This work, “5,600 Cubicmeter Package,” was then the largest inflated structure without a skeleton. The piece involved 2,000 square meters of custom-made fabric and 3,500 meters of rope. In an interview about the phallic-looking object, upon being asked what this sculpture might be, Christo answered seriously, “it’s an air package.”
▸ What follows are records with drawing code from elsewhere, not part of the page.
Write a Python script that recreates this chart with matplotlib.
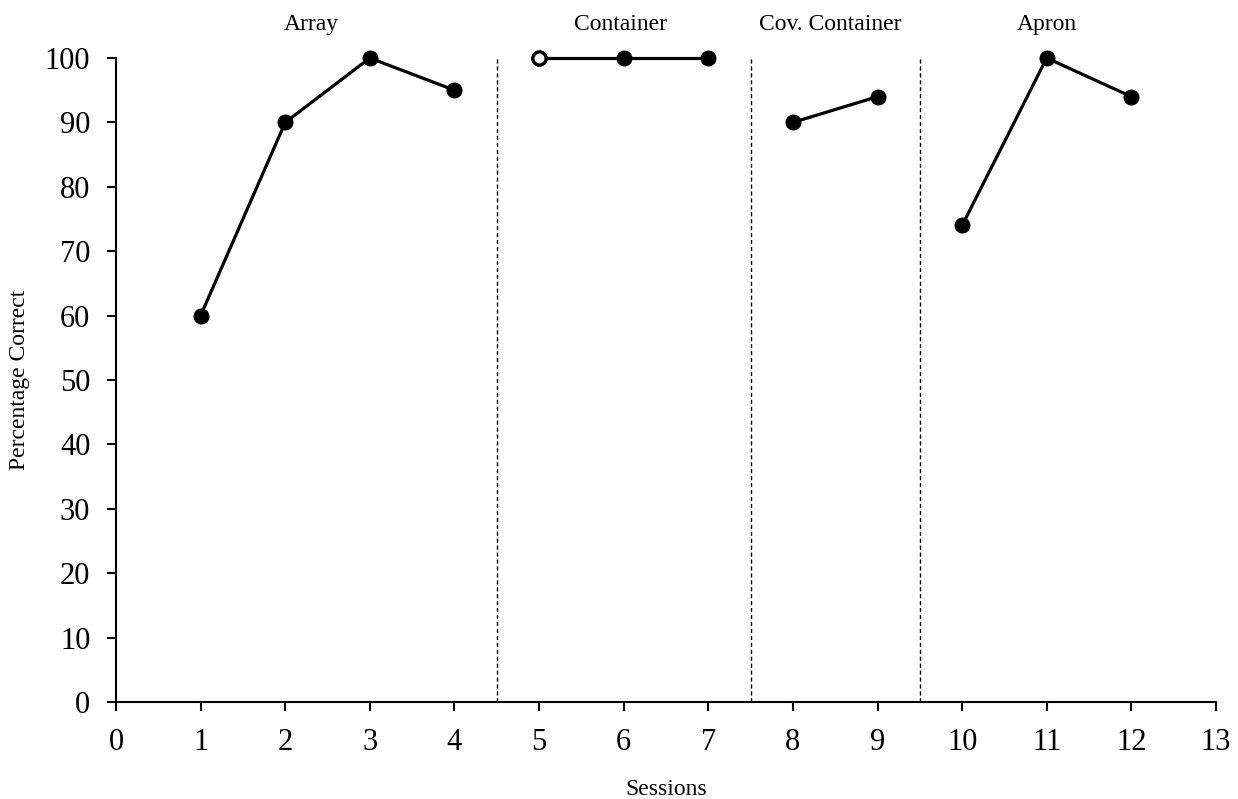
import matplotlib.pyplot as plt

plt.rcParams['font.family'] = ['Liberation Serif', 'DejaVu Serif']

# session data per phase
array_x = [1, 2, 3, 4]
array_y = [60, 90, 100, 95]
container_x = [5, 6, 7]
container_y = [100, 100, 100]
cov_x = [8, 9]
cov_y = [90, 94]
apron_x = [10, 11, 12]
apron_y = [74, 100, 94]

phase_lines = [4.5, 7.5, 9.5]
phase_names = ['Array', 'Container', 'Cov. Container', 'Apron']
phase_label_x = [2.31, 5.96, 8.44, 11.0]

fig = plt.figure(figsize=(12.38, 7.99), dpi=100)
ax = fig.add_axes([0.0937, 0.1214, 0.8885, 0.806])

mk = dict(color='black', linewidth=2.3, marker='o', markersize=10.5, clip_on=False)
ax.plot(array_x, array_y, **mk)
ax.plot(container_x, container_y, **mk)
# first container session drawn hollow
ax.plot(container_x[:1], container_y[:1], marker='o', markersize=9.5, markerfacecolor='white',
        markeredgecolor='black', markeredgewidth=2.4, linestyle='none', clip_on=False, zorder=5)
ax.plot(cov_x, cov_y, **mk)
ax.plot(apron_x, apron_y, **mk)

for x in phase_lines:
    ax.plot([x, x], [0, 100], color='black', linestyle=(0, (3, 2)), linewidth=1, clip_on=False)

for name, x in zip(phase_names, phase_label_x):
    ax.text(x, 105.2, name, ha='center', va='center', fontsize=17)

ax.set_xlim(0, 13)
ax.set_ylim(0, 100)
ax.set_xticks(range(0, 14))
ax.set_yticks(range(0, 101, 10))
ax.tick_params(axis='both', labelsize=22, length=6.5, width=1.5, direction='out')
ax.tick_params(axis='y', pad=12)
ax.tick_params(axis='x', pad=12)

for side in ['top', 'right']:
    ax.spines[side].set_visible(False)
for side in ['left', 'bottom']:
    ax.spines[side].set_linewidth(1.5)

ax.set_ylabel('Percentage Correct', fontsize=17, va='center')
ax.yaxis.set_label_coords(-0.0873, 0.5)
ax.set_xlabel('Sessions', fontsize=17, va='center')
ax.xaxis.set_label_coords(0.5, -0.1366)

fig.savefig('out.png', dpi=100)
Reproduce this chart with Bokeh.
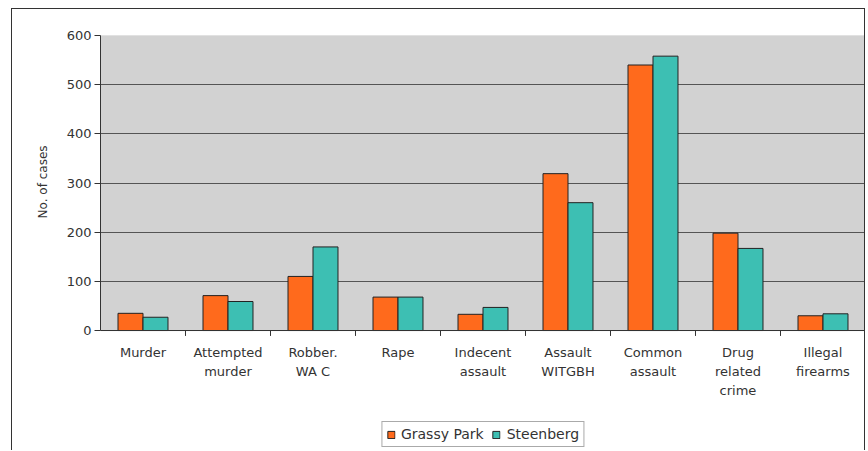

Christo, born in Bulgaria in 1935 as Christo Vladimirov Javacheff, had been wrapping small items since early in his artistic career to “explore the transformative effect fabric and tactile surfaces have when wrapped around familiar objects.” It was not until after Christo met Jeanne-Claude — born Jeanne-Claude Denat on the same day as Christo — that the couple began creating monumental, site-specific and tactile artworks together. They paid for their installations themselves through the sale of Christo’s preparatory studies, early works, and collages; “5,600 Cubicmeter Package” cost the pair around $25,000. The artists claimed that each of their artwork pieces existed in a “software” and “hardware” period, with the “software” period involving a struggle with bureaucracy to realize the project. During this time, which once lasted a lengthy 26 years during the installation of The Gates in Central Park in 2005, the pair fought for permits and permissions. The “hardware” period, when the actual art was installed, lasted for as few as two weeks.
One such preparatory work sold to fund projects like the “5,600 Cubic Meter Package” can be found in Baruch’s art collection. “5,600 Cubic Meter Package – Project for Documenta 4, Kassel” hangs on the seventh floor of the Newman Vertical Campus and was purchased as part of a portfolio titled For Joseph Beuys, a collection of works published in the influential artist Joseph Beuys’ memory.
Several other works from the portfolio hang near the Christo collage, including Imi Knoebel’s “Untitled” and Jannis Kounellis’ “Edizione Notturna.” According to Jörg Schellmann, the director of Edition Schellmann, which published the Beuys portfolio, Christo included “5,600 Cubic Meter Package – Project for Documenta 4” because the photo in the lower left of the composition, which shows men pulling Christo’s Package, includes Joseph Beuys.
The placement of Kounellis’ “Edizione Notturna” next to Christo’s “Package” allows some parallels to be drawn between the two artists. Kounellis, born in Greece in 1936, moved to Italy in 1956 and became a prominent member of the arte povera movement. The movement, so-called for its use of poor, throwaway materials such as twigs and detritus, was most active from 1967 until 1972.
This 1987 collage echoes the movement’s critique of exalted traditional materials such as oil, canvas, bronze, and marble, and especially denounces art’s sacredness through its creation. Schellmann, in an email to the author, related that upon his visit to Kounellis’ studio, the artist “took a drawing that he felt was appropriate for the subject, tore it in two parts (‘sacrificed’ it) and placed them on the newspaper of that day. He then asked me to buy 100 of this issue of the newspaper (for the edition) and to have the two-part drawing printed.”
Christo and Jeanne-Claude’s installations were expensive, monumental projects that created and transformed environments. Their work highlighted beauty in nature through brief installations that, like rainbows, begged to be seen quickly. Kounellis’ work, while often also transformative, was generally made with cheaper materials and displayed mainly in interior spaces, most famously when he displayed 12 living horses in a gallery.
Where Christo and Jeanne-Claude brought items from the inside out, Kounellis brought items from the outside in, such as by taking a newspaper from his doorstep and framing it. The artists’ works both show that no matter what resources one has, whether 3,500 meters of rope or a newspaper, art, can be made.